# [WHAT IS BEING ASKED]
Determine how many lines include "this". Give the number and nothing else.
--------
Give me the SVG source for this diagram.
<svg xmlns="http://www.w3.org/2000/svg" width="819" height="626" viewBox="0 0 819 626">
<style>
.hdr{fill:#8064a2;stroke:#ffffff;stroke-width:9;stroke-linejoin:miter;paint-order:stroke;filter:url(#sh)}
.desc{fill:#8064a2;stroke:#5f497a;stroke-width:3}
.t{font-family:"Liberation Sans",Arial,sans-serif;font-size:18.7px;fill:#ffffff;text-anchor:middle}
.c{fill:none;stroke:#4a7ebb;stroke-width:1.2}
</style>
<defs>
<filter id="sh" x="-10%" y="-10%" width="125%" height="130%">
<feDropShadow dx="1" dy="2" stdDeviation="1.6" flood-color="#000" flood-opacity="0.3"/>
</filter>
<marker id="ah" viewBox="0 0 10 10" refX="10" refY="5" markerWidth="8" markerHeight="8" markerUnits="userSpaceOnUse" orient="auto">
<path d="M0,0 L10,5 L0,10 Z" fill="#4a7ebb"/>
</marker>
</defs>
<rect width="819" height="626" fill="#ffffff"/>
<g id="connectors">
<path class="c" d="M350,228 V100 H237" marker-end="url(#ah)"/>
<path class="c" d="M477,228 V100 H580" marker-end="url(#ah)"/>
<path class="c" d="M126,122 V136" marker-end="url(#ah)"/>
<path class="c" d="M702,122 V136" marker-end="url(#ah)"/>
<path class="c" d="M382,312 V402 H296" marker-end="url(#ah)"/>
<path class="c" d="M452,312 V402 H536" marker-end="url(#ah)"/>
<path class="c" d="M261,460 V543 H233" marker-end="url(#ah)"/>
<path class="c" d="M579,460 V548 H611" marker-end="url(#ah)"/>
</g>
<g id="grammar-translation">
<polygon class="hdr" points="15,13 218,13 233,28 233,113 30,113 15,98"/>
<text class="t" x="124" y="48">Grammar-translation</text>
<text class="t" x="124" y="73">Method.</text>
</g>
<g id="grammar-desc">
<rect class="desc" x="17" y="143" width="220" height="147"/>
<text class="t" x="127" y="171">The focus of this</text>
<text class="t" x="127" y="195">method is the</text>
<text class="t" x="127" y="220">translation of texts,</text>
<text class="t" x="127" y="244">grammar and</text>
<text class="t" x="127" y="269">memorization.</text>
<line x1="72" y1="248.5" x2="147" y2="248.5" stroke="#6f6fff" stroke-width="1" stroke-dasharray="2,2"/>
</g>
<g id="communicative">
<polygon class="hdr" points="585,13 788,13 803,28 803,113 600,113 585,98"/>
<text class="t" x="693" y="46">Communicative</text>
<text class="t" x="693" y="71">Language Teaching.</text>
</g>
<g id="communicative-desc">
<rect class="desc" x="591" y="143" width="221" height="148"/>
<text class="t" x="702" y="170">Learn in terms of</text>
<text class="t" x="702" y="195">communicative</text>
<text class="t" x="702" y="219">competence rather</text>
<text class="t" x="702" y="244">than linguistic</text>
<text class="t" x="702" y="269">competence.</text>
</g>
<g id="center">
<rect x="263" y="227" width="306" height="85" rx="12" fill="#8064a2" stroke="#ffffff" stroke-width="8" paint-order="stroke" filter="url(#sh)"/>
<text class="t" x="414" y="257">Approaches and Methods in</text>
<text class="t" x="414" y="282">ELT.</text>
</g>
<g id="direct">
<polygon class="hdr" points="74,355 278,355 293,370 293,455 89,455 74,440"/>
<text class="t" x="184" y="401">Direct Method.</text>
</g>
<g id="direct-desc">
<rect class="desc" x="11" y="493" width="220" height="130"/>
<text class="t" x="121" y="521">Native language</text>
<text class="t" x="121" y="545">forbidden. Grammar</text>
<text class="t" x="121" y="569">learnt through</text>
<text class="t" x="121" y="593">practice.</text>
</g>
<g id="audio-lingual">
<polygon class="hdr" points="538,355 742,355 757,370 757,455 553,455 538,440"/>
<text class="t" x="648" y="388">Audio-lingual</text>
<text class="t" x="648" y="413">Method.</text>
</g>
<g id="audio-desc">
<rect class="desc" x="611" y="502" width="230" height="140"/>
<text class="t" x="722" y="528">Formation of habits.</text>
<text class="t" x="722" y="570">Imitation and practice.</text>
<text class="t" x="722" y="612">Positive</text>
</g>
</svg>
--------
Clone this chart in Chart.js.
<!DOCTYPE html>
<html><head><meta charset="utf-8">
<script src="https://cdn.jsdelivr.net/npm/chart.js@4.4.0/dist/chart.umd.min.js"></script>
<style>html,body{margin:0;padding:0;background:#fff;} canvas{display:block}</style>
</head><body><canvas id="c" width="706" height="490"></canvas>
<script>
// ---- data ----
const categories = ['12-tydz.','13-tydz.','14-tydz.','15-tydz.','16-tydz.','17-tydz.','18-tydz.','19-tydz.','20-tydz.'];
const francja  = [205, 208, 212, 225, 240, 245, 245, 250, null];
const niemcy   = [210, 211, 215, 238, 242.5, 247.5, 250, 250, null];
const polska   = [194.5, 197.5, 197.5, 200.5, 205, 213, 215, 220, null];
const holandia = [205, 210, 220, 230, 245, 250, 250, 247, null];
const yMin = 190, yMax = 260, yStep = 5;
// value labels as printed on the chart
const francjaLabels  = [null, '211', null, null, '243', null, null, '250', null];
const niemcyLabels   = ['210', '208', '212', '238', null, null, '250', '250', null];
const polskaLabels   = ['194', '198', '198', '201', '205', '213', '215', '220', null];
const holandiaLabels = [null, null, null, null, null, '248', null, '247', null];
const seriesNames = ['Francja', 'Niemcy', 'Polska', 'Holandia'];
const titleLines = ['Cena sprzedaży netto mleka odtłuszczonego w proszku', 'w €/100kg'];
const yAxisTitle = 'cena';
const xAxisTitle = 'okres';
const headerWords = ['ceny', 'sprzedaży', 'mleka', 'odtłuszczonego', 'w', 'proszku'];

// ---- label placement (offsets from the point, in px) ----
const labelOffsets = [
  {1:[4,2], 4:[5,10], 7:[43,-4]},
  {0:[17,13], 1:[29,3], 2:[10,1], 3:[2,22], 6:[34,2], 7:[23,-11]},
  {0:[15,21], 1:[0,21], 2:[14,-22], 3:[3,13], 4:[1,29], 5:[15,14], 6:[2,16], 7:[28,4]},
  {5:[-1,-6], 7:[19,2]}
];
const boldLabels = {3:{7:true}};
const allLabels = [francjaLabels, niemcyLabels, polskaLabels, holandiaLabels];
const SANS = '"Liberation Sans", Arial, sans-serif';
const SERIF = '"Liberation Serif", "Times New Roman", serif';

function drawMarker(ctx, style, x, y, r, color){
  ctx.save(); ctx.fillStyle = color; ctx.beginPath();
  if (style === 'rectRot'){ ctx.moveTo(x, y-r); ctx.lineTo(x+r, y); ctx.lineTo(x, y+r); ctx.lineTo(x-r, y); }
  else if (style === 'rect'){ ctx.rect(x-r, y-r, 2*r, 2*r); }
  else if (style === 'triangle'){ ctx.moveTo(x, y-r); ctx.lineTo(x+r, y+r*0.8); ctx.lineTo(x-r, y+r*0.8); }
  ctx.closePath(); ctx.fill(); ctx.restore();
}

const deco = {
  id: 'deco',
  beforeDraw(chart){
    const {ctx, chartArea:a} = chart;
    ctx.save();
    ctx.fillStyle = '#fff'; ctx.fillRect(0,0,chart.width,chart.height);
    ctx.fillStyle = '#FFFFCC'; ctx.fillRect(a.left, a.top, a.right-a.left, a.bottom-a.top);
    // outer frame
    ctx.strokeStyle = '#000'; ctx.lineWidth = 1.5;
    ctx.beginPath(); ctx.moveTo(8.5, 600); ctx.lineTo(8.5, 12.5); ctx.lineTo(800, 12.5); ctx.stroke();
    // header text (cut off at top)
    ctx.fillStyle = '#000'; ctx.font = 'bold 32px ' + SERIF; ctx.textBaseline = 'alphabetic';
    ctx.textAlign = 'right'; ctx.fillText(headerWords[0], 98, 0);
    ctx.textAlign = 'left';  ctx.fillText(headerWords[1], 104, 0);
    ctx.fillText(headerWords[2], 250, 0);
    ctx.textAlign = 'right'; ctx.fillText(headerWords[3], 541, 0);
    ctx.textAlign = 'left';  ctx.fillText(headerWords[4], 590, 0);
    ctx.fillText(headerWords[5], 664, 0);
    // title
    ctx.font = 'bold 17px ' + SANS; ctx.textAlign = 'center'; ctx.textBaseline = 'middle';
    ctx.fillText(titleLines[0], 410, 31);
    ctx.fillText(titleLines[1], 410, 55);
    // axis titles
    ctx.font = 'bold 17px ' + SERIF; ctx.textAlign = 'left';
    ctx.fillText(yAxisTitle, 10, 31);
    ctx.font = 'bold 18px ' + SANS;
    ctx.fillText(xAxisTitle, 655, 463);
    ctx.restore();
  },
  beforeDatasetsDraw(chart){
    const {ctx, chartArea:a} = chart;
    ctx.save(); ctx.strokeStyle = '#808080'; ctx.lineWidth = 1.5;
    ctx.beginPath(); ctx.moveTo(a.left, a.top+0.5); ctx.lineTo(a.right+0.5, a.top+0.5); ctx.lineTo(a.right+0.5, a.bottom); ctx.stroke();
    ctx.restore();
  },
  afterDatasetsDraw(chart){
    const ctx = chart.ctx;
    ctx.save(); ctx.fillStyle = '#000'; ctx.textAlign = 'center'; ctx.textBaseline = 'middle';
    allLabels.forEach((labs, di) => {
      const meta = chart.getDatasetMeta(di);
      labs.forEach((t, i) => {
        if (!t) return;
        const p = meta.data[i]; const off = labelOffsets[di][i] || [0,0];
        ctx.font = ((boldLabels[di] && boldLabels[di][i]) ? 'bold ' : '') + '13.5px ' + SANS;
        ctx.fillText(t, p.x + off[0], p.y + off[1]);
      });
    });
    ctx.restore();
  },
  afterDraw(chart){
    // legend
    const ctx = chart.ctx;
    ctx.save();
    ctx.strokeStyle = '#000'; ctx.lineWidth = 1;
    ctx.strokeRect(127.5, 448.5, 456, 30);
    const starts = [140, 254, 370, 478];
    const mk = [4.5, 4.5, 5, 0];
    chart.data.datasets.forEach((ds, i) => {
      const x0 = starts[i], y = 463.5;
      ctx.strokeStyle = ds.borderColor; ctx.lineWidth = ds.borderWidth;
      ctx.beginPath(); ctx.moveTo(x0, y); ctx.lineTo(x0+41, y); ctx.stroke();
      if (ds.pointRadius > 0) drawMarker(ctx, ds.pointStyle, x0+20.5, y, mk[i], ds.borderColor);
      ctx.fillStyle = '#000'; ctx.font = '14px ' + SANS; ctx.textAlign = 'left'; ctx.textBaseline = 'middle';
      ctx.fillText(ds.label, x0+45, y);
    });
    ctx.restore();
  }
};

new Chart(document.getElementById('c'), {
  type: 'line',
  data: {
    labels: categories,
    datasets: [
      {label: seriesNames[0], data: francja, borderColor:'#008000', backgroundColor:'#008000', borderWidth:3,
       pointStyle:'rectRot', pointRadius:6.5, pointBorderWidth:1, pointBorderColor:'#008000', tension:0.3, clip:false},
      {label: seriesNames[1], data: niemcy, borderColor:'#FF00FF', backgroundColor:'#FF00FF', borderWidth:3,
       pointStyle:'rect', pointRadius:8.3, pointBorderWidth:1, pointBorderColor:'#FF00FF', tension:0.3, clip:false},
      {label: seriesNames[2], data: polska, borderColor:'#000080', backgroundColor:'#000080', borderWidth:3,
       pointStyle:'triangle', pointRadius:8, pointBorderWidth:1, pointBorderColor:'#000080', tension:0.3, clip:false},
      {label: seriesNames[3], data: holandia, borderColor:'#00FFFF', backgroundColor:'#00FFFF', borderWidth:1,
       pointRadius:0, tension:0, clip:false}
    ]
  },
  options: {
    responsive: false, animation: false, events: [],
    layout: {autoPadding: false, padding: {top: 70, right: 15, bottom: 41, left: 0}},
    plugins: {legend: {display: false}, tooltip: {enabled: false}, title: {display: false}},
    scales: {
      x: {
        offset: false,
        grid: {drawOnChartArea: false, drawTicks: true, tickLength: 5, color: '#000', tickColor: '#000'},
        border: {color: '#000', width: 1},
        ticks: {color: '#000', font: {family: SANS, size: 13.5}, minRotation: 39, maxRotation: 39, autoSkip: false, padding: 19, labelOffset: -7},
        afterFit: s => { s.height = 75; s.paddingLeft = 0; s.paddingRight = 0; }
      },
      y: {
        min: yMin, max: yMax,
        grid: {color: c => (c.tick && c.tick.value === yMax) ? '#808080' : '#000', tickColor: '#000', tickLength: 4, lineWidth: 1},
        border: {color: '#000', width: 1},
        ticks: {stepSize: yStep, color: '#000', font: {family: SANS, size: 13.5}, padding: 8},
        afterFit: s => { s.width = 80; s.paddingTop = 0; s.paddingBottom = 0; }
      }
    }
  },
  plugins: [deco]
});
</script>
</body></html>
--------
# [OUTPUT OF THE EXERCISE]
3